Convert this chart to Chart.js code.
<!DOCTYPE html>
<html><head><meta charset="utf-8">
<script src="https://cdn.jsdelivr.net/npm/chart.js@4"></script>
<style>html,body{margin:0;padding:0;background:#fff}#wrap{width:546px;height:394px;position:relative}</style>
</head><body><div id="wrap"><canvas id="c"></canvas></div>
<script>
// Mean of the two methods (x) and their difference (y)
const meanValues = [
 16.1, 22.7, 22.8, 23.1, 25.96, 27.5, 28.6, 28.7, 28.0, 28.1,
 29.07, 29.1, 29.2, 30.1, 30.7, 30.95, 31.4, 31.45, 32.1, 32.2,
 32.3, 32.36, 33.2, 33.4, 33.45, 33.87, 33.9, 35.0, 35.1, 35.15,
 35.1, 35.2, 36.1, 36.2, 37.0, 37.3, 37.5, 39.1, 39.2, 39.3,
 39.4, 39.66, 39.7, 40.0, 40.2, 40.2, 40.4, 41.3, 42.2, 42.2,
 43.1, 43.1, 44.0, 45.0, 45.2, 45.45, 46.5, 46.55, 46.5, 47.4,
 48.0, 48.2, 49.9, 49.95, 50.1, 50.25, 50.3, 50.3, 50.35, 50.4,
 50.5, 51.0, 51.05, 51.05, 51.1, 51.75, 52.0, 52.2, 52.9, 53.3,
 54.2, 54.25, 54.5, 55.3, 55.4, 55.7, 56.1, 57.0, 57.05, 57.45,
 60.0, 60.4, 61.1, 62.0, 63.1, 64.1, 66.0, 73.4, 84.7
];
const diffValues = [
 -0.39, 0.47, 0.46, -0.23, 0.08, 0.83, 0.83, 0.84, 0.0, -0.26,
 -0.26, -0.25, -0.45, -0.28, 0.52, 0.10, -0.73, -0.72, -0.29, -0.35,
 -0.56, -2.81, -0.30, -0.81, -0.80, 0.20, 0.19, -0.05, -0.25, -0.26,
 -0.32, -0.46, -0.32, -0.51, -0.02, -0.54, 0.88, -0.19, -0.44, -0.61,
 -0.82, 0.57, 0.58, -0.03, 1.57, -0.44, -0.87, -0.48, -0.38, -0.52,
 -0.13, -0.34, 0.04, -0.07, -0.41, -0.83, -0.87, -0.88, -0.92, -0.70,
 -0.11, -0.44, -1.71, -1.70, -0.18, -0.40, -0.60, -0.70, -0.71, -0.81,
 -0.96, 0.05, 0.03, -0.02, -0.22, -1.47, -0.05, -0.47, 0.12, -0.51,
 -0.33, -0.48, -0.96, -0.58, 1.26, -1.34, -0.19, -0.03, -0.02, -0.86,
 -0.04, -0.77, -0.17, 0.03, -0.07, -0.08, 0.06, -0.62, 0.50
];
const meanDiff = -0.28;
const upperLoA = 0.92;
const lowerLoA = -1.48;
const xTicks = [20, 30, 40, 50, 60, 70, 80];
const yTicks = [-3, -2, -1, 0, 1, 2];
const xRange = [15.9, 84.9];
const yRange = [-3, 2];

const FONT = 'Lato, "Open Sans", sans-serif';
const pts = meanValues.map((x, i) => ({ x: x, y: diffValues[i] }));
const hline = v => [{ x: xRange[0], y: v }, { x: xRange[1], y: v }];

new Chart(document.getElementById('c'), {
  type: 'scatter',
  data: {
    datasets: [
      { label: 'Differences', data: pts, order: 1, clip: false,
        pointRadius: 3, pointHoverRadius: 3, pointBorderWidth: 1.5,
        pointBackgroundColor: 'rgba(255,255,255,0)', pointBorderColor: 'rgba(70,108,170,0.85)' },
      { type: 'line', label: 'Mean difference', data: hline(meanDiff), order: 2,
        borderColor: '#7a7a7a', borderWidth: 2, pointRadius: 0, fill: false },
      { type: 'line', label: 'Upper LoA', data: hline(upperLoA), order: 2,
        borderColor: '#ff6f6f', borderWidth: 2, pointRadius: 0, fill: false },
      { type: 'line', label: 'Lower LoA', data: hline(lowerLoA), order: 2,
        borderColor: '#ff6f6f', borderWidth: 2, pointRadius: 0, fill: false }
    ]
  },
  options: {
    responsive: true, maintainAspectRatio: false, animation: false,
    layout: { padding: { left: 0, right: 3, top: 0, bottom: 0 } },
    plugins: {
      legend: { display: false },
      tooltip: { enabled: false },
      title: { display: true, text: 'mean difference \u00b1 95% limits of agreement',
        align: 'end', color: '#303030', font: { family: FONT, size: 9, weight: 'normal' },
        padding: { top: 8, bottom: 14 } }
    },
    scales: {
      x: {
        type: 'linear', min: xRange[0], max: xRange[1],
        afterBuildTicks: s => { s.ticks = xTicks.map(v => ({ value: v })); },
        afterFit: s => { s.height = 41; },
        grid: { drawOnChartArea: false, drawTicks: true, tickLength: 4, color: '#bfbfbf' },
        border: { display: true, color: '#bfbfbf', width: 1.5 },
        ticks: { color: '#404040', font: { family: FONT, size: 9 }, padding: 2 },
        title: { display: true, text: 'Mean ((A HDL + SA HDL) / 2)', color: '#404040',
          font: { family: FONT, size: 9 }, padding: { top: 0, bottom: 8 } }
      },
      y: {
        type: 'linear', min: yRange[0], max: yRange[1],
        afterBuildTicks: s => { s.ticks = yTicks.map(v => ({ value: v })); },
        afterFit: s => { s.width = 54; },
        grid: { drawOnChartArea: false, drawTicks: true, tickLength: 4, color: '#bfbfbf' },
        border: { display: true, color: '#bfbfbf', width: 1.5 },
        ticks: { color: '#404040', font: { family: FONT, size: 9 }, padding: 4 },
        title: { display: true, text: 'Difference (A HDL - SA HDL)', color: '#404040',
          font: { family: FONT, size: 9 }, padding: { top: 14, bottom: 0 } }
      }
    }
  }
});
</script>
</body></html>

■ ■ ■ ■

**Goal:** Copy the data above exactly. Every line must be included.

**Solution to this exercise:**
Convert this chart to Chart.js code.
<!DOCTYPE html>
<html><head><meta charset="utf-8">
<script src="https://cdn.jsdelivr.net/npm/chart.js@4"></script>
<style>html,body{margin:0;padding:0;background:#fff}#wrap{width:546px;height:394px;position:relative}</style>
</head><body><div id="wrap"><canvas id="c"></canvas></div>
<script>
// Mean of the two methods (x) and their difference (y)
const meanValues = [
 16.1, 22.7, 22.8, 23.1, 25.96, 27.5, 28.6, 28.7, 28.0, 28.1,
 29.07, 29.1, 29.2, 30.1, 30.7, 30.95, 31.4, 31.45, 32.1, 32.2,
 32.3, 32.36, 33.2, 33.4, 33.45, 33.87, 33.9, 35.0, 35.1, 35.15,
 35.1, 35.2, 36.1, 36.2, 37.0, 37.3, 37.5, 39.1, 39.2, 39.3,
 39.4, 39.66, 39.7, 40.0, 40.2, 40.2, 40.4, 41.3, 42.2, 42.2,
 43.1, 43.1, 44.0, 45.0, 45.2, 45.45, 46.5, 46.55, 46.5, 47.4,
 48.0, 48.2, 49.9, 49.95, 50.1, 50.25, 50.3, 50.3, 50.35, 50.4,
 50.5, 51.0, 51.05, 51.05, 51.1, 51.75, 52.0, 52.2, 52.9, 53.3,
 54.2, 54.25, 54.5, 55.3, 55.4, 55.7, 56.1, 57.0, 57.05, 57.45,
 60.0, 60.4, 61.1, 62.0, 63.1, 64.1, 66.0, 73.4, 84.7
];
const diffValues = [
 -0.39, 0.47, 0.46, -0.23, 0.08, 0.83, 0.83, 0.84, 0.0, -0.26,
 -0.26, -0.25, -0.45, -0.28, 0.52, 0.10, -0.73, -0.72, -0.29, -0.35,
 -0.56, -2.81, -0.30, -0.81, -0.80, 0.20, 0.19, -0.05, -0.25, -0.26,
 -0.32, -0.46, -0.32, -0.51, -0.02, -0.54, 0.88, -0.19, -0.44, -0.61,
 -0.82, 0.57, 0.58, -0.03, 1.57, -0.44, -0.87, -0.48, -0.38, -0.52,
 -0.13, -0.34, 0.04, -0.07, -0.41, -0.83, -0.87, -0.88, -0.92, -0.70,
 -0.11, -0.44, -1.71, -1.70, -0.18, -0.40, -0.60, -0.70, -0.71, -0.81,
 -0.96, 0.05, 0.03, -0.02, -0.22, -1.47, -0.05, -0.47, 0.12, -0.51,
 -0.33, -0.48, -0.96, -0.58, 1.26, -1.34, -0.19, -0.03, -0.02, -0.86,
 -0.04, -0.77, -0.17, 0.03, -0.07, -0.08, 0.06, -0.62, 0.50
];
const meanDiff = -0.28;
const upperLoA = 0.92;
const lowerLoA = -1.48;
const xTicks = [20, 30, 40, 50, 60, 70, 80];
const yTicks = [-3, -2, -1, 0, 1, 2];
const xRange = [15.9, 84.9];
const yRange = [-3, 2];

const FONT = 'Lato, "Open Sans", sans-serif';
const pts = meanValues.map((x, i) => ({ x: x, y: diffValues[i] }));
const hline = v => [{ x: xRange[0], y: v }, { x: xRange[1], y: v }];

new Chart(document.getElementById('c'), {
  type: 'scatter',
  data: {
    datasets: [
      { label: 'Differences', data: pts, order: 1, clip: false,
        pointRadius: 3, pointHoverRadius: 3, pointBorderWidth: 1.5,
        pointBackgroundColor: 'rgba(255,255,255,0)', pointBorderColor: 'rgba(70,108,170,0.85)' },
      { type: 'line', label: 'Mean difference', data: hline(meanDiff), order: 2,
        borderColor: '#7a7a7a', borderWidth: 2, pointRadius: 0, fill: false },
      { type: 'line', label: 'Upper LoA', data: hline(upperLoA), order: 2,
        borderColor: '#ff6f6f', borderWidth: 2, pointRadius: 0, fill: false },
      { type: 'line', label: 'Lower LoA', data: hline(lowerLoA), order: 2,
        borderColor: '#ff6f6f', borderWidth: 2, pointRadius: 0, fill: false }
    ]
  },
  options: {
    responsive: true, maintainAspectRatio: false, animation: false,
    layout: { padding: { left: 0, right: 3, top: 0, bottom: 0 } },
    plugins: {
      legend: { display: false },
      tooltip: { enabled: false },
      title: { display: true, text: 'mean difference \u00b1 95% limits of agreement',
        align: 'end', color: '#303030', font: { family: FONT, size: 9, weight: 'normal' },
        padding: { top: 8, bottom: 14 } }
    },
    scales: {
      x: {
        type: 'linear', min: xRange[0], max: xRange[1],
        afterBuildTicks: s => { s.ticks = xTicks.map(v => ({ value: v })); },
        afterFit: s => { s.height = 41; },
        grid: { drawOnChartArea: false, drawTicks: true, tickLength: 4, color: '#bfbfbf' },
        border: { display: true, color: '#bfbfbf', width: 1.5 },
        ticks: { color: '#404040', font: { family: FONT, size: 9 }, padding: 2 },
        title: { display: true, text: 'Mean ((A HDL + SA HDL) / 2)', color: '#404040',
          font: { family: FONT, size: 9 }, padding: { top: 0, bottom: 8 } }
      },
      y: {
        type: 'linear', min: yRange[0], max: yRange[1],
        afterBuildTicks: s => { s.ticks = yTicks.map(v => ({ value: v })); },
        afterFit: s => { s.width = 54; },
        grid: { drawOnChartArea: false, drawTicks: true, tickLength: 4, color: '#bfbfbf' },
        border: { display: true, color: '#bfbfbf', width: 1.5 },
        ticks: { color: '#404040', font: { family: FONT, size: 9 }, padding: 4 },
        title: { display: true, text: 'Difference (A HDL - SA HDL)', color: '#404040',
          font: { family: FONT, size: 9 }, padding: { top: 14, bottom: 0 } }
      }
    }
  }
});
</script>
</body></html>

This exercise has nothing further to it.